Sample of the training data set was read and converted into a corpus. Then it was cleaned by removing punctuation and numbers, substituting uppercase letters into lowercase. Then stop words and white spaces were removed. Since these samples may potentially contain profanity words and it is not preferable that the algorithm suggests profanity words, they need to be removed from the corpus. Profanity words were downloaded from https://storage.googleapis.com/google-code-archive-downloads/v2/code.google.com/badwordslist/badwords.txt and eliminated from the corpus.

# reading saved sample
sampCon <- file("./combSample.txt", "r")
combSample <- readLines(sampCon)
close(sampCon)

sampCorp <- VCorpus(VectorSource(list(combSample)))

sampCorp <- tm_map(sampCorp, removePunctuation)
sampCorp <- tm_map(sampCorp, removeNumbers)
sampCorp <- tm_map(sampCorp, content_transformer(tolower))
sampCorp <- tm_map(sampCorp, removeWords, stopwords("english"))
sampCorp <- tm_map(sampCorp, stripWhitespace)
#sampCorp <- tm_map(sampCorp, stemDocument)


# remove profanity
profFile <- "https://storage.googleapis.com/google-code-archive-downloads/v2/code.google.com/badwordslist/badwords.txt"
if (!file.exists("badwords.txt")) {
    download.file(profFile, destfile="badwords.txt", method="curl")
}

profCon <- file("./badwords.txt", "r")
prof <- readLines(profCon)
close(profCon)
prof_new<- gsub("[*()]","",prof)
sampCorp <- tm_map(sampCorp, removeWords, prof_new)
rm(prof, prof_new)

The frequency of the most frequently occurring words is depicted as a word cloud.

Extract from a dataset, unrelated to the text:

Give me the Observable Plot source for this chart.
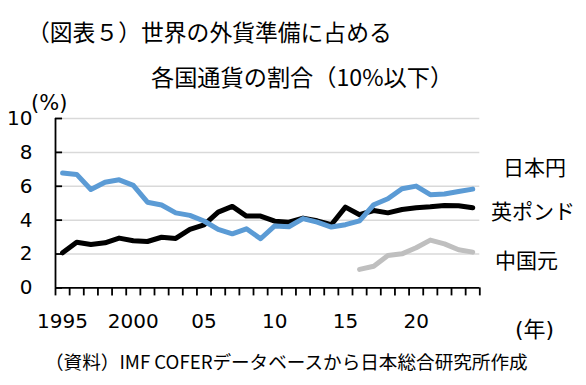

wordcloud(sampCorp, min.freq=110, max.words=80, colors=brewer.pal(8, "Set1"))

Building n-grams

Unigrams, bigrams and trigrams are built using RWeka and tm package.

tokenizer1 <- function(x) NGramTokenizer(x, Weka_control(min=1, max=1))
tdm1 <- TermDocumentMatrix(sampCorp, control = list(tokenize = tokenizer1))

tokenizer2 <- function(x) NGramTokenizer(x, Weka_control(min=2, max=2))
tdm2 <- TermDocumentMatrix(sampCorp, control = list(tokenize = tokenizer2))

tokenizer3 <- function(x) NGramTokenizer(x, Weka_control(min=3, max=3))
tdm3 <- TermDocumentMatrix(sampCorp, control = list(tokenize = tokenizer3))

Top 20 unigrams, bigrams and trigrams

Top 20 frequencies of unigrams, bigrams and trigrams were plotted.

freqTerms1 <- findFreqTerms(tdm1)
termFreq1 <- rowSums(as.matrix(tdm1[freqTerms1, ]))
termFreq1 <- data.frame(unigram=names(termFreq1), frequency=termFreq1)
topFreq1 <- termFreq1 %>% arrange(desc(frequency)) %>% head(20)
topFreq1$unigram <- factor(as.character(topFreq1$unigram), 
    levels = (as.character(topFreq1$unigram)))


p1 <- ggplot(topFreq1, aes(x=unigram, y=frequency)) +
    geom_bar(stat = "identity") +  
    xlab("Unigram") + ylab("Frequency") +
    labs(title = "Top 20 Unigrams by Frequency") +
    theme(axis.text.x = element_text(angle = 90, hjust = 1))
print(p1)

freqTerms2 <- findFreqTerms(tdm2)
termFreq2 <- rowSums(as.matrix(tdm2[freqTerms2, ]))
termFreq2 <- data.frame(bigram=names(termFreq2), frequency=termFreq2)
topFreq2 <- termFreq2 %>% arrange(desc(frequency)) %>% head(20)
topFreq2$bigram <- factor(as.character(topFreq2$bigram), 
    levels = (as.character(topFreq2$bigram)))

p2 <- ggplot(topFreq2, aes(x=bigram, y=frequency)) +
    geom_bar(stat = "identity") +  
    xlab("Bigram") + ylab("Frequency") +
    labs(title = "Top 20 Bigrams by Frequency") +
    theme(axis.text.x = element_text(angle = 90, hjust = 1))
print(p2)

freqTerms3 <- findFreqTerms(tdm3)
termFreq3 <- rowSums(as.matrix(tdm3[freqTerms3, ]))
termFreq3 <- data.frame(trigram=names(termFreq3), frequency=termFreq3)
topFreq3 <- termFreq3 %>% arrange(desc(frequency)) %>% head(20)
topFreq3$trigram <- factor(as.character(topFreq3$trigram), 
    levels = (as.character(topFreq3$trigram)))

p3 <- ggplot(topFreq3, aes(x=trigram, y=frequency)) +
    geom_bar(stat = "identity") +  
    xlab("Trigram") + ylab("Frequency") +
    labs(title = "Top 20 Trigrams by Frequency") +
    theme(axis.text.x = element_text(angle = 90, hjust = 1))
print(p3)

Plan for creating the final algorithm and the Shiny app

Create and analyse n-grams with the larger sample of the training set.
Algorithm should use the frequency of n-grams to convert them into probabilities.
If trigram is unavailable, use bigram. If bigram is unavailable, use unigram.
Assign low, non-zero probabilities to the word combinations not found in the n-grams.
Shiny app will have 2 boxes: text input, and suggested output (showing a few most likely suggestions).